Nichols & Co. v. Sun Mutual Insurance
Mississippi Supreme Court
Nichols & Co. v. Sun Mutual Insurance, 71 Miss. 326 (Miss. 1893)
Campbell
Nichols & Co. v. Sun Mutual Insurance
Opinion of the Court
delivered the opinion of the court.
The judgment is right. The stipulation of the policy is unmistakable, to the effect that if a building fall, except as the result of fire, insurance was immediately to cease. The building fell, not as the result of fire, and fire broke out as the result of the fall of the building.

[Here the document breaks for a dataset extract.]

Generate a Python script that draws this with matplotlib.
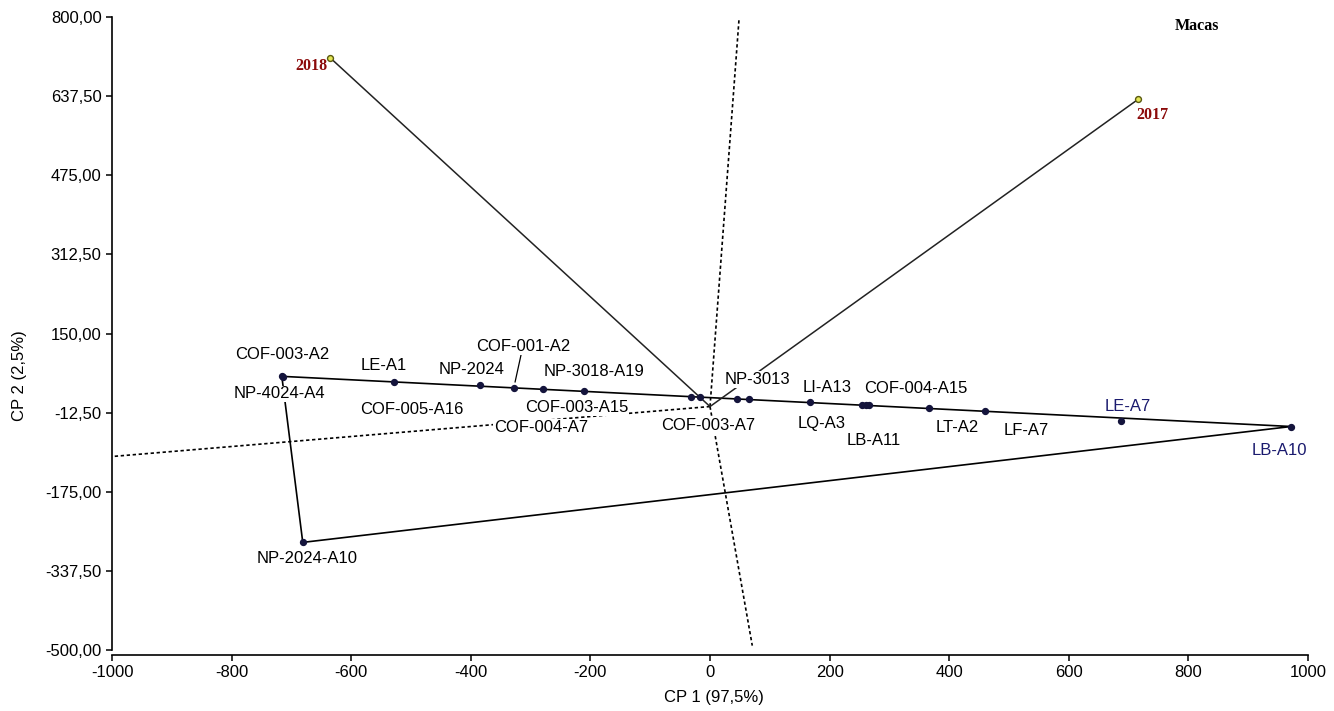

Therefore, the insurer was not liable for the loss. “ The fire did not produce the fall, but the fall produced the fire, and the destruction was by the former,” etc. 2 May on Insurance, § 412; Ostrander on Fire Insurance, § 248; Wood on Fire Insurance, § 85; Insurance Co. v. Congregation, 80 Ill., 558; Insurance Co. v., Ende, 65 Texas, 118, and other cases cited in the text-books.
Affirmed.
Reference
- Full Case Name
- Nichols & Co. v. Sun Mutual Insurance Co. of New Orleans
- Cited By
- 1 case
- Status
- Published
- Syllabus
- Fire Insurance. Cyclone. Fallen building. Non-liability. Under a policy providing that if a building fall, except as the result of fire, insurance thereon or on its contents shall immediately cease, the assured cannot recover where, in a cyclone, the building falls, and fire, which destroys the property, breaks out as the result of the fall.